Code that draws figures:
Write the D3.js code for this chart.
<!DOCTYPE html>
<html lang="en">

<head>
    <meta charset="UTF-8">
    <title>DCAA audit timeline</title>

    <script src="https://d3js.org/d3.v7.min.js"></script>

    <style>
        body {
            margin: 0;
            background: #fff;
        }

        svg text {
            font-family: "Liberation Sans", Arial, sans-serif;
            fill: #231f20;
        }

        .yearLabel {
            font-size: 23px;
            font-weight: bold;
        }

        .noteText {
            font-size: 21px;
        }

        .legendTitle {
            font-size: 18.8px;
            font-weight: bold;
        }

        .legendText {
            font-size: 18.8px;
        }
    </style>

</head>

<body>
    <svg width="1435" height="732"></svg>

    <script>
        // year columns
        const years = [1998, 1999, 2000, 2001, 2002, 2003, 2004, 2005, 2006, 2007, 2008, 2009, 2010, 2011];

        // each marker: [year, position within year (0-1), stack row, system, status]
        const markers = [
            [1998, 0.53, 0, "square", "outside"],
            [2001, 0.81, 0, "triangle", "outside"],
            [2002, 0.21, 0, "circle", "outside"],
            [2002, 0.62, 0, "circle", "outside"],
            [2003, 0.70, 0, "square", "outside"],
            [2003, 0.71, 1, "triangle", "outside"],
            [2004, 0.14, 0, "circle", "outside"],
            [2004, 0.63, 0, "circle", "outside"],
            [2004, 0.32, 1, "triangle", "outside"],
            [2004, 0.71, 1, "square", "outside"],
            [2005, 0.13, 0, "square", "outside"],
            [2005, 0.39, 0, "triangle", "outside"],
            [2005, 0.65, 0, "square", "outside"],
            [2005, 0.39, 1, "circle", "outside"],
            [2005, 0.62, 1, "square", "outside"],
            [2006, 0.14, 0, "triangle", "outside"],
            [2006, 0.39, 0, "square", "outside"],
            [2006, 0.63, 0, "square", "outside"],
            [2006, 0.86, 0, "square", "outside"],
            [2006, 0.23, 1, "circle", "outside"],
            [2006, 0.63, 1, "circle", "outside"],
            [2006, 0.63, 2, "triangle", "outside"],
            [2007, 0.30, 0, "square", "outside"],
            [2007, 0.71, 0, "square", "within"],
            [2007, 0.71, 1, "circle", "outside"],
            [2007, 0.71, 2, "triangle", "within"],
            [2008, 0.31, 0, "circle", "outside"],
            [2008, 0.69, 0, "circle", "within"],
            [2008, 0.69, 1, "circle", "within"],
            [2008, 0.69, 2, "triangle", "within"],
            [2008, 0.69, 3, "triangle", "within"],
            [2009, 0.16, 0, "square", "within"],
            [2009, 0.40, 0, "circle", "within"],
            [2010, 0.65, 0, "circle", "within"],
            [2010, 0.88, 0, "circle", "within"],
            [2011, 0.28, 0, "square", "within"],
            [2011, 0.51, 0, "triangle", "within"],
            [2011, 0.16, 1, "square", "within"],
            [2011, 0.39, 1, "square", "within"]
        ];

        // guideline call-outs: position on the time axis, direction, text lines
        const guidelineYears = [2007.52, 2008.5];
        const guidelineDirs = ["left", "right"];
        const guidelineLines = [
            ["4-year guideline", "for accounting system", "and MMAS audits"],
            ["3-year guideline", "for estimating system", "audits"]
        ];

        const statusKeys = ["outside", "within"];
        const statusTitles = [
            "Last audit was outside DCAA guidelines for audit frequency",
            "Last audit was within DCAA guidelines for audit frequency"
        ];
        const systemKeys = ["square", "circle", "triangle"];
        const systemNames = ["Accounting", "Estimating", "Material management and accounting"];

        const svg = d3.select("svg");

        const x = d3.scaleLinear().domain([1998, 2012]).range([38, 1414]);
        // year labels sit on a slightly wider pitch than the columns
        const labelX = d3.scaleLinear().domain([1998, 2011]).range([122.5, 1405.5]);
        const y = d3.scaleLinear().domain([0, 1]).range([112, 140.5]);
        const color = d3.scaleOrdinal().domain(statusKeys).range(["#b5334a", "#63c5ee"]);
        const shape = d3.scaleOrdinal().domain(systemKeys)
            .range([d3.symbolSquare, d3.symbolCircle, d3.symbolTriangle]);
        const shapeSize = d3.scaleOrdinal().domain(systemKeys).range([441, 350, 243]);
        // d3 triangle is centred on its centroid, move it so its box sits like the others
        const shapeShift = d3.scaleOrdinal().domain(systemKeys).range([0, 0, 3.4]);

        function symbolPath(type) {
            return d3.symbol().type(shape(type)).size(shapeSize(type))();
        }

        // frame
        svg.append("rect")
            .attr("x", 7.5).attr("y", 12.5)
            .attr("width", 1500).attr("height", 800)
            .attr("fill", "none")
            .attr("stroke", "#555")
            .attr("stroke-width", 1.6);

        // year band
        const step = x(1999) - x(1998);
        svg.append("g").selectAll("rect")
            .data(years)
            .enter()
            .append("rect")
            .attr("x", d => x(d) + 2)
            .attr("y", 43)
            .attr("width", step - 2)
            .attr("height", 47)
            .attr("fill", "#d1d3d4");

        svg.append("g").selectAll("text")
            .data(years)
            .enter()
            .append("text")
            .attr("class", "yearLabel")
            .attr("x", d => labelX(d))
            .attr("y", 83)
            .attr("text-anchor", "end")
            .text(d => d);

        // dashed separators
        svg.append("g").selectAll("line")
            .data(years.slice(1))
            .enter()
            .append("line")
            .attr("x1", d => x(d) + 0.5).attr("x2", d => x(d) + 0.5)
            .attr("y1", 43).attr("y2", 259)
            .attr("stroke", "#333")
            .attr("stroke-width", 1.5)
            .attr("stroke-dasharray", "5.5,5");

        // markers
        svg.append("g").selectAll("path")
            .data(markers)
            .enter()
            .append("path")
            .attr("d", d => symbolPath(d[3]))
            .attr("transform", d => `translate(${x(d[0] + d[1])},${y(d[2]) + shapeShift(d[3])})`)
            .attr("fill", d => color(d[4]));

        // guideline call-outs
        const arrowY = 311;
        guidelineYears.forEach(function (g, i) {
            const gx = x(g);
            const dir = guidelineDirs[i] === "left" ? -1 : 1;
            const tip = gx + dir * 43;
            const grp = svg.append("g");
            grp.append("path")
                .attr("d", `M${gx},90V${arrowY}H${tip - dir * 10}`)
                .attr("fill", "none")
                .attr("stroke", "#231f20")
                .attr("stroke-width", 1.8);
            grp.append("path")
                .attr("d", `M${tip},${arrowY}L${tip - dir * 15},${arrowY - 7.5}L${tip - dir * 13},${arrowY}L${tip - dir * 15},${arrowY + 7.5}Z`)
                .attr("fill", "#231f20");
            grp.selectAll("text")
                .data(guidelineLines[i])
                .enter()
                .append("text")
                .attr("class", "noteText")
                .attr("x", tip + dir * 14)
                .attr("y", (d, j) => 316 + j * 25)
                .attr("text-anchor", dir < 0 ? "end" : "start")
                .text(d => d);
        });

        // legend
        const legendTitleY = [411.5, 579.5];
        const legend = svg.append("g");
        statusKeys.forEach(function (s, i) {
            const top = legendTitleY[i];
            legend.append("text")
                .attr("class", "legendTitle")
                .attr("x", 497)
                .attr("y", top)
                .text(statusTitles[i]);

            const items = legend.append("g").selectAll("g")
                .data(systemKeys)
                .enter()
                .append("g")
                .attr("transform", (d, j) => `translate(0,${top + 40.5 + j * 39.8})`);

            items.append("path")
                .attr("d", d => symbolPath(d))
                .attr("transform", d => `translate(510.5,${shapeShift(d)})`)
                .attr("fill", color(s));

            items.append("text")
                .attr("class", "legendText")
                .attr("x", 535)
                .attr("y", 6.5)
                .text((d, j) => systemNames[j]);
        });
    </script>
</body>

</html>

---

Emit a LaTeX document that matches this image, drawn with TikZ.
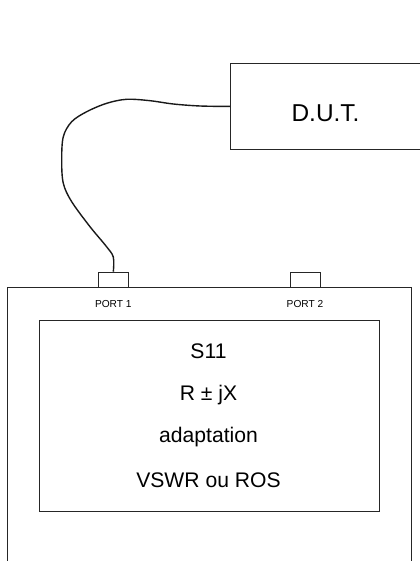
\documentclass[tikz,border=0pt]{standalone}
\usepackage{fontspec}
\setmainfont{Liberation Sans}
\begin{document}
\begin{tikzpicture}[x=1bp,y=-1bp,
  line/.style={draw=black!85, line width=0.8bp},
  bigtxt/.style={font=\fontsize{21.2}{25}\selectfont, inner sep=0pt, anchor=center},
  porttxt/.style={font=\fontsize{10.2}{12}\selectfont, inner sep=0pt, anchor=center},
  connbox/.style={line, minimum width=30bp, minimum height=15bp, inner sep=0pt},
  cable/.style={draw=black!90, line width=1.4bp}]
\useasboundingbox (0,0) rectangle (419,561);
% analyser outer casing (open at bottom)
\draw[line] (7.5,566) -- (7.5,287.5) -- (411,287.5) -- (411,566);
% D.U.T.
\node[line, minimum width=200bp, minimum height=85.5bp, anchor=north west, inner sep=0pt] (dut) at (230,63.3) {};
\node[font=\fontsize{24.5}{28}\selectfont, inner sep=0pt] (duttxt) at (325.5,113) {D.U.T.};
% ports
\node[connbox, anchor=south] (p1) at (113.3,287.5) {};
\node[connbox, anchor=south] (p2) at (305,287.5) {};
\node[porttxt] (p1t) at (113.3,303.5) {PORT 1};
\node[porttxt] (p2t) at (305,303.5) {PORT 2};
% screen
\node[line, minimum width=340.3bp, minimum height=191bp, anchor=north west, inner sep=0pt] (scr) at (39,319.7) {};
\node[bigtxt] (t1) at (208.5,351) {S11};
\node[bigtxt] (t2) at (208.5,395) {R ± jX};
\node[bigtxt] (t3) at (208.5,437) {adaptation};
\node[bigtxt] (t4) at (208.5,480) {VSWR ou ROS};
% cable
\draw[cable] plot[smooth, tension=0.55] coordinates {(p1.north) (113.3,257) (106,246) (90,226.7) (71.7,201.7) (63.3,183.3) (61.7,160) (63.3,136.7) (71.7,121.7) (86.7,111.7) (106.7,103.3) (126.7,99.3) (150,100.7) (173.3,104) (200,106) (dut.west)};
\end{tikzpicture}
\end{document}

TASK DESCRIPTION:
Using the entries above, return each line in which the word "this" occurs.

EXERCISE RESPONSE:
Write the D3.js code for this chart.
Emit a LaTeX document that matches this image, drawn with TikZ.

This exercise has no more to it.